Law enforcement training session zeros in on identity theft

By Joe Beck

The plague of identity theft was much on the minds of 56 law enforcement officials from 24 agencies who gathered in Middletown on Wednesday to learn more about the crime and how to solve it.

The all-day session at the Rappahannock Regional Criminal Justice Academy focused on laws, technology, protection strategies and databases helpful to investigators.

Virginia ranks 21st in the nation in the number of identity theft complaints filed with the Federal Trade Commission in 2011, the last year for which data is available. The 5,416 statewide complaints included 179 from the Winchester area, the only community in the Northern Shenandoah Valley with available data. Winchester ranked 17th among the state's communities in the number of complaints per 100,000 population.

Paige Hanson, educational programs manager for Lifelock Inc., said identity theft is hard to prevent and often hard to solve. She cited as an example a small device known as a "skimmer," a small plastic device that can be placed inside gas pumps and other places where people swipe credit cards to pay for items such as groceries.

She said the skimmers are typically used by store employees to obtain credit card information and later buy items they charge to the victim's account, she said.

"I'm not saying you shouldn't use credit cards, but I will say there is a vulnerability that comes up with credit card skimming," Hanson said.

The spread of new forms of technology through hand-held mobile devices is another weak link in the security chain guarding personal identity, Hanson said.

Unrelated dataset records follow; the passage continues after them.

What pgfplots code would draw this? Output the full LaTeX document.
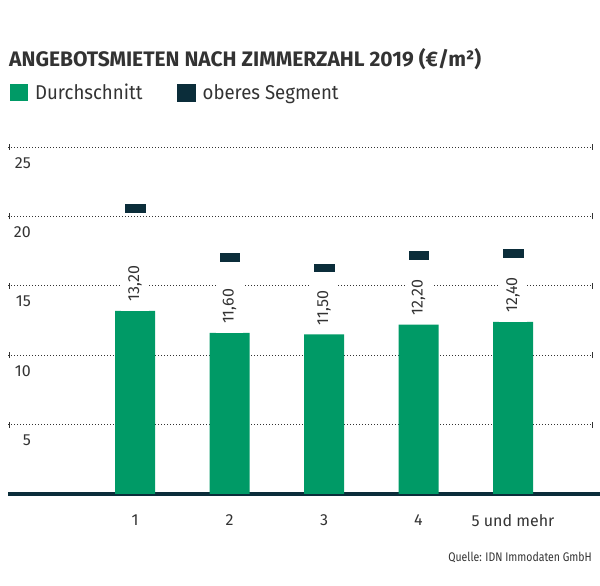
\documentclass[border=0pt]{standalone}
\usepackage{pgfplots}
\pgfplotsset{compat=1.18}
\usepackage{fontspec}
\setmainfont{Fira Sans}
\newfontfamily\condfont{Fira Sans}[FakeStretch=0.93]
\newfontfamily\narrowfont{Fira Sans}[FakeStretch=0.84]
\definecolor{gruen}{HTML}{009A66}
\definecolor{dunkel}{HTML}{0B2D3A}
\definecolor{textc}{HTML}{333333}
\pgfdeclareplotmark{seg}{%
  \pgfpathrectangle{\pgfpoint{-10.75pt}{-4.75pt}}{\pgfpoint{21.5pt}{9.5pt}}%
  \pgfusepathqfillstroke}

\begin{document}
\begin{tikzpicture}
\useasboundingbox (0pt,0pt) rectangle (600pt,586pt);
\node[anchor=base west, inner sep=0pt, text=textc,
  font=\bfseries\fontsize{21}{24}\selectfont] at (9pt,519pt)
  {ANGEBOTSMIETEN NACH ZIMMERZAHL 2019 (€/m²)};
\node[anchor=base east, inner sep=0pt, text=textc,
  font=\narrowfont\fontsize{12.5}{14}\selectfont] at (592pt,24pt)
  {Quelle: IDN Immodaten GmbH};
\begin{axis}[
  at={(8pt,92pt)}, anchor=south west,
  width=584pt, height=347pt, scale only axis,
  xmin=-1.344, xmax=4.836, ymin=0, ymax=25,
  clip=false,
  axis x line*=bottom, axis y line*=left,
  y axis line style={draw=none},
  x axis line style={line width=4pt, dunkel, -, shorten >=-8pt},
  major tick length=0pt,
  xtick={0,1,2,3,4},
  xticklabels={1,2,3,4,5 und mehr},
  ytick={5,10,15,20,25},
  ymajorgrids,
  grid style={textc, line width=0.9pt, dash pattern=on 0.9pt off 2.1pt},
  tick label style={font=\fontsize{16}{19}\selectfont, text=textc},
  /pgf/number format/assume math mode=true,
  yticklabel style={anchor=north east, xshift=23pt, yshift=-10pt, inner sep=0pt},
  xticklabel style={yshift=-17pt},
  legend style={at={(0.0034,1.1874)}, anchor=north west, draw=none, fill=none,
    inner sep=0pt, legend columns=2, text=textc,
    font=\condfont\fontsize{20}{22}\selectfont,
    /tikz/every even column/.append style={column sep=33pt}},
  legend cell align=left,
]
\addplot[ybar, bar width=40pt, fill=gruen, draw=none,
  legend image code/.code={\fill[gruen] (0pt,-8.5pt) rectangle (18pt,8.5pt); \path[draw=none, fill=none] (0pt,0pt) rectangle (23pt,0pt);},
  nodes near coords={\pgfmathprintnumber[fixed, fixed zerofill, precision=2, use comma]{\pgfplotspointmeta}},
  every node near coord/.append style={rotate=90, anchor=west, text=textc, fill=white,
    font=\fontsize{16}{19}\selectfont, inner xsep=9pt, inner ysep=7pt}]
coordinates {(0,13.2) (1,11.6) (2,11.5) (3,12.2) (4,12.4)};
\addlegendentry{Durchschnitt}
\addplot[only marks, mark=seg, mark options={fill=dunkel, draw=white, line width=0.5pt},
  legend image code/.code={\fill[dunkel] (0pt,-8.5pt) rectangle (18pt,8.5pt); \path[draw=none, fill=none] (0pt,0pt) rectangle (23pt,0pt);}]
coordinates {(0,20.6) (1,17.05) (2,16.3) (3,17.2) (4,17.35)};
\addlegendentry{oberes Segment}
\pgfplotsinvokeforeach{5,10,15,20,25}{
  \draw[textc, line width=1pt] (axis cs:-1.344,#1) ++(1pt,-3pt) -- ++(0pt,6pt);
  \draw[textc, line width=1pt] (axis cs:4.836,#1) ++(0pt,-3pt) -- ++(0pt,6pt);
}
\end{axis}
\end{tikzpicture}
\end{document}
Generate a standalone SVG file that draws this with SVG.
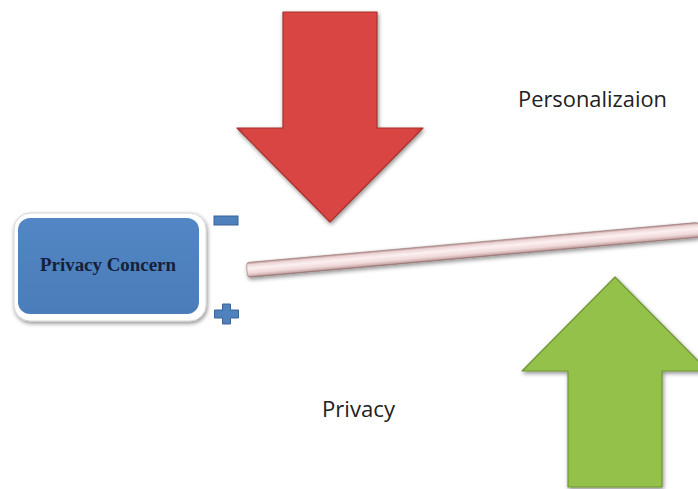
<svg xmlns="http://www.w3.org/2000/svg" width="698" height="489" viewBox="0 0 698 489">
  <defs>
    <style>
      .label { font-family: "Open Sans", "Liberation Sans", sans-serif; font-size: 22px; fill: #222222; }
      .boxlabel { font-family: "Liberation Serif", serif; font-weight: bold; font-size: 18px; fill: #15203a; }
      .sign { fill: #4f81bd; stroke: #3a6396; stroke-width: 1; }
    </style>
    <linearGradient id="redFill" x1="0" y1="0" x2="1" y2="0">
      <stop offset="0" stop-color="#c53b37"/>
      <stop offset="0.04" stop-color="#d94443"/>
      <stop offset="0.96" stop-color="#d94443"/>
      <stop offset="1" stop-color="#bd3632"/>
    </linearGradient>
    <linearGradient id="greenFill" x1="0" y1="0" x2="1" y2="0">
      <stop offset="0" stop-color="#86b23f"/>
      <stop offset="0.04" stop-color="#94c149"/>
      <stop offset="0.96" stop-color="#94c149"/>
      <stop offset="1" stop-color="#83ad3d"/>
    </linearGradient>
    <linearGradient id="barFill" x1="0" y1="0" x2="0" y2="1">
      <stop offset="0" stop-color="#b08b8b"/>
      <stop offset="0.15" stop-color="#ecd3d4"/>
      <stop offset="0.4" stop-color="#fcf0f1"/>
      <stop offset="0.72" stop-color="#f0d8d9"/>
      <stop offset="0.9" stop-color="#cfaeaf"/>
      <stop offset="1" stop-color="#8f6d6d"/>
    </linearGradient>
    <linearGradient id="blueFill" x1="0" y1="0" x2="0" y2="1">
      <stop offset="0" stop-color="#5286c4"/>
      <stop offset="1" stop-color="#4a7db9"/>
    </linearGradient>
    <filter id="shadow" x="-20%" y="-20%" width="140%" height="150%">
      <feGaussianBlur in="SourceAlpha" stdDeviation="2"/>
      <feOffset dx="1" dy="2" result="b"/>
      <feComponentTransfer><feFuncA type="linear" slope="0.45"/></feComponentTransfer>
      <feMerge><feMergeNode/><feMergeNode in="SourceGraphic"/></feMerge>
    </filter>
  </defs>

  <rect width="698" height="489" fill="#ffffff"/>

  <!-- downward push: personalization pressure -->
  <g id="arrow-down" filter="url(#shadow)">
    <polygon points="283,12 377,12 377,128 423,128 330,222 237,128 283,128" fill="url(#redFill)" stroke="#a8312c" stroke-width="1.2" stroke-linejoin="round"/>
  </g>

  <!-- upward push: privacy pressure -->
  <g id="arrow-up" filter="url(#shadow)">
    <polygon points="615,277 708,371 662,371 662,487 568,487 568,371 522,371" fill="url(#greenFill)" stroke="#6f9535" stroke-width="1.2" stroke-linejoin="round"/>
  </g>

  <!-- the balance beam -->
  <g id="beam" filter="url(#shadow)">
    <g transform="rotate(-5.08 247 270)">
      <rect x="247" y="262.5" width="454" height="15" rx="3" fill="url(#barFill)" stroke="#9b7a7a" stroke-width="0.6"/>
    </g>
  </g>

  <!-- Privacy Concern node -->
  <g id="privacy-concern">
    <rect x="14" y="213" width="192" height="108" rx="16" fill="#ffffff" stroke="#d5d5d5" stroke-width="1" filter="url(#shadow)"/>
    <rect x="18" y="218" width="181" height="96" rx="12" fill="url(#blueFill)"/>
    <text class="boxlabel" x="108" y="271" text-anchor="middle" textLength="136" lengthAdjust="spacingAndGlyphs">Privacy Concern</text>
  </g>

  <!-- sign markers -->
  <g id="minus">
    <rect class="sign" x="214" y="216" width="24" height="9"/>
  </g>
  <g id="plus">
    <path class="sign" d="M222.5,304 h8 v6 h8 v8 h-8 v6 h-8 v-6 h-8 v-8 h8 z"/>
  </g>

  <!-- labels -->
  <g id="personalization">
    <text class="label" x="518" y="107" textLength="149" lengthAdjust="spacingAndGlyphs">Personalizaion</text>
  </g>
  <g id="privacy">
    <text class="label" x="322" y="417" textLength="73" lengthAdjust="spacingAndGlyphs">Privacy</text>
  </g>
</svg>
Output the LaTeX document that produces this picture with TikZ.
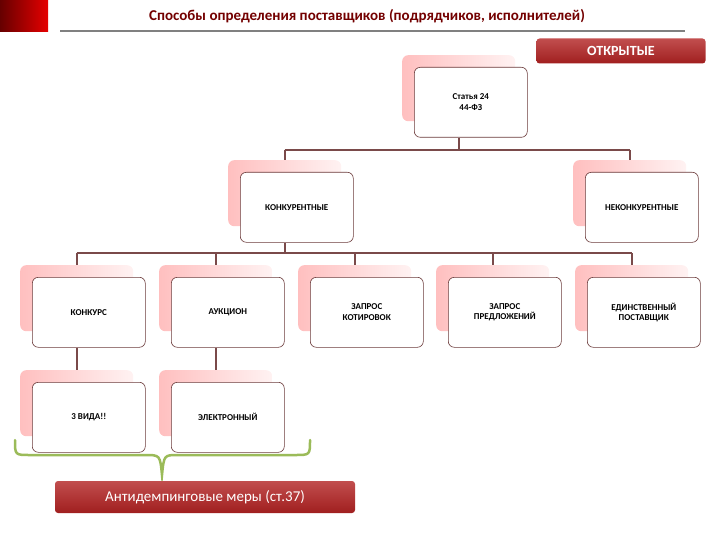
\documentclass[tikz,border=0pt]{standalone}
\usepackage{fontspec}
\setmainfont{Carlito}
\usetikzlibrary{backgrounds}
\definecolor{dred}{HTML}{B22222}
\definecolor{brd}{HTML}{6B3A3A}
\definecolor{lnk}{HTML}{7A4A4A}
\definecolor{grn}{HTML}{9BBB59}
\tikzset{
 shadowbox/.style={rounded corners=6pt,left color=red!25,right color=red!5,draw=none,minimum width=113pt,minimum height=66pt,anchor=north west,inner sep=0},
 mainbox/.style={rounded corners=6pt,fill=white,draw=brd,line width=0.6pt,minimum width=113pt,minimum height=70pt,anchor=north west,align=center,font=\bfseries\fontsize{9}{10.5}\selectfont,inner sep=2pt},
 link/.style={draw=lnk,line width=1.6pt},
 redbtn/.style={rounded corners=3pt,top color=dred!80,bottom color=dred!90!black,text=white,draw=none}
}
\newcommand{\pbox}[4]{% name, x, y (main top-left), text
 \node[shadowbox] (#1s) at (#2-12,#3-12) {};
 \node[mainbox] (#1) at (#2,#3) {#4};
}
\begin{document}
\begin{tikzpicture}[x=1pt,y=-1pt]
\useasboundingbox (0,0) rectangle (720,540);
\fill[left color=red!40!black,right color=red!90!black] (0,0) rectangle (48,32);
\node[text=red!45!black,font=\bfseries\fontsize{15}{17}\selectfont] (title) at (367,16) {Способы определения поставщиков (подрядчиков, исполнителей)};
\draw[gray,line width=2.2pt] (60,31) -- (685,31);
\node[redbtn,minimum width=169pt,minimum height=25pt,font=\bfseries\fontsize{14}{16}\selectfont] (open) at (621,51) {ОТКРЫТЫЕ};
\coordinate (h1) at (459,150);
\coordinate (h2) at (77,253);
\pbox{st}{414}{67}{Статья 24\\44-ФЗ}
\pbox{kon}{240}{172}{КОНКУРЕНТНЫЕ}
\pbox{nekon}{585}{172}{НЕКОНКУРЕНТНЫЕ}
\pbox{k}{32}{277}{КОНКУРС}
\pbox{a}{171}{277}{АУКЦИОН}
\pbox{zk}{310}{277}{ЗАПРОС\\КОТИРОВОК}
\pbox{zp}{448}{277}{ЗАПРОС\\ПРЕДЛОЖЕНИЙ}
\pbox{ed}{587}{277}{ЕДИНСТВЕННЫЙ\\ПОСТАВЩИК}
\pbox{v}{32}{382}{3 ВИДА!!}
\pbox{el}{171}{382}{ЭЛЕКТРОННЫЙ}
\begin{scope}[on background layer]
\draw[link] (st.south -| sts.south) -- (sts.south |- h1);
\draw[link] (kons.north |- h1) -- (nekons.north |- h1);
\draw[link] (kons.north |- h1) -- (kons.north);
\draw[link] (nekons.north |- h1) -- (nekons.north);
\draw[link] (kon.south -| kons.south) -- (kons.south |- h2);
\draw[link] (ks.north |- h2) -- (eds.north |- h2);
\foreach \n in {k,a,zk,zp,ed} \draw[link] (\n s.north |- h2) -- (\n s.north);
\draw[link] (k.south -| ks.south) -- (vs.north);
\draw[link] (a.south -| as.south) -- (els.north);
\end{scope}
\draw[grn,line width=2.5pt,line cap=round] (15,440) .. controls (15,455) .. (30,455) -- (145,455) .. controls (160,455) .. (162,475) .. controls (164,455) .. (178,455) -- (295,455) .. controls (310,455) .. (310,440);
\node[redbtn,minimum width=300pt,minimum height=32pt,font=\fontsize{15}{17}\selectfont] (anti) at (205,497) {Антидемпинговые меры (ст.37)};
\end{tikzpicture}
\end{document}
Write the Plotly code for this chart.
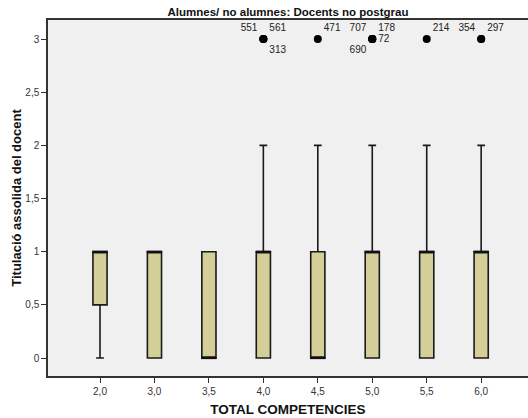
import plotly.graph_objects as go

# Box summaries of "Titulació assolida del docent" per TOTAL COMPETENCIES group
categories = ["2,0", "3,0", "3,5", "4,0", "4,5", "5,0", "5,5", "6,0"]
q1 = [0.5, 0, 0, 0, 0, 0, 0, 0]
median = [1, 1, 0, 1, 0, 1, 1, 1]
q3 = [1, 1, 1, 1, 1, 1, 1, 1]
lower_whisker = [0, 0, 0, 0, 0, 0, 0, 0]
upper_whisker = [1, 1, 1, 2, 2, 2, 2, 2]

# Outlying cases (case number, group, value)
outlier_ids = ["551", "561", "313", "471", "707", "178", "690", "72", "214", "354", "297"]
outlier_cats = ["4,0", "4,0", "4,0", "4,5", "5,0", "5,0", "5,0", "5,0", "5,5", "6,0", "6,0"]
outlier_vals = [3, 3, 3, 3, 3, 3, 3, 3, 3, 3, 3]
label_side = ["top left", "top right", "bottom right", "top right", "top left",
              "top right", "bottom left", "middle right", "top right", "top left", "top right"]

y_ticks = [0, 0.5, 1, 1.5, 2, 2.5, 3]
y_tick_text = ["0", "0,5", "1", "1,5", "2", "2,5", "3"]

FONT = "Liberation Sans, Arial, sans-serif"

fig = go.Figure()

fig.add_trace(go.Box(
    x=categories,
    q1=q1, median=median, q3=q3,
    lowerfence=lower_whisker, upperfence=upper_whisker,
    fillcolor="#d4cf98",
    line=dict(color="#1a1a1a", width=1.6),
    width=0.26,
    whiskerwidth=0.55,
    boxpoints=False,
    showlegend=False,
    hoverinfo="skip",
))

# slightly heavier median bars
fig.add_trace(go.Scatter(
    x=categories, y=median, mode="markers",
    marker=dict(symbol="line-ew", size=11, line=dict(color="#111111", width=2.2)),
    showlegend=False, hoverinfo="skip",
))

# outliers with their case labels
fig.add_trace(go.Scatter(
    x=outlier_cats, y=outlier_vals, mode="markers+text",
    marker=dict(color="#000000", size=8),
    text=outlier_ids, textposition=label_side,
    textfont=dict(family=FONT, size=10, color="#222222"),
    showlegend=False, hoverinfo="skip", cliponaxis=False,
))

fig.update_layout(
    width=528, height=418,
    margin=dict(l=48, r=0, t=20, b=42),
    paper_bgcolor="#ffffff",
    plot_bgcolor="#f0f0f0",
    font=dict(family=FONT, size=10, color="#222222"),
    title=dict(text="<b>Alumnes/ no alumnes: Docents no postgrau</b>",
               x=288 / 528, xanchor="center", y=1 - 12 / 418, yanchor="middle",
               font=dict(size=11.5, color="#111111")),
)

fig.update_xaxes(
    type="category", categoryorder="array", categoryarray=categories,
    range=[-0.955, 7.86],
    showline=True, linecolor="#333333", linewidth=1.5, mirror=True,
    ticks="outside", ticklen=5, tickcolor="#333333",
    showgrid=False, zeroline=False,
    tickfont=dict(size=10, color="#333333"),
    title=dict(text="<b>TOTAL COMPETENCIES</b>", font=dict(size=13.5, color="#111111"), standoff=9),
)

fig.update_yaxes(
    range=[-0.169, 3.179],
    tickvals=y_ticks, ticktext=y_tick_text,
    showline=True, linecolor="#333333", linewidth=1.5,
    ticks="outside", ticklen=5, tickcolor="#333333",
    showgrid=False, zeroline=False,
    tickfont=dict(size=10, color="#333333"),
    title=dict(text="<b>Titulació assolida del docent</b>", font=dict(size=13, color="#111111"), standoff=1),
)

fig.write_html("out.html")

"With evolving technology, it's going to be easier for you to access your own information because it's on a mobile device," she said. "Anything personal, it just means there's less security for your information. With technology advancing the way it is, who knows where it's going to lead?"

Lifelock, a Tempe, Ariz. company that sells credit card protection services, co-hosted Wednesday's training with the FBI Law Enforcement Executive Development Association. The session was closed to the media.

Hanson said the vast array of personal data compiled in many places means there is no single action that can stop identity theft.

She recommended several simple steps that can help reduce the risk. They include obtaining a credit report annually from the online organization annualcreditreport.com.

Shredding mail and limiting the amount of personal information given out to organizations and businesses asking for Social Security numbers and other personal data can also be helpful, she said.

People should also be on the lookout for suspicious activity when others are handling their income tax forms, she said. Some schemers attempt to obtain big tax refunds by sending bogus information to the Internal Revenue Service that was obtained from someone else's tax form, she said.

"They say the average time to clear a tax fraud case is 18 months, so there are still people from 2011 who haven't gotten their refunds," Hanson said.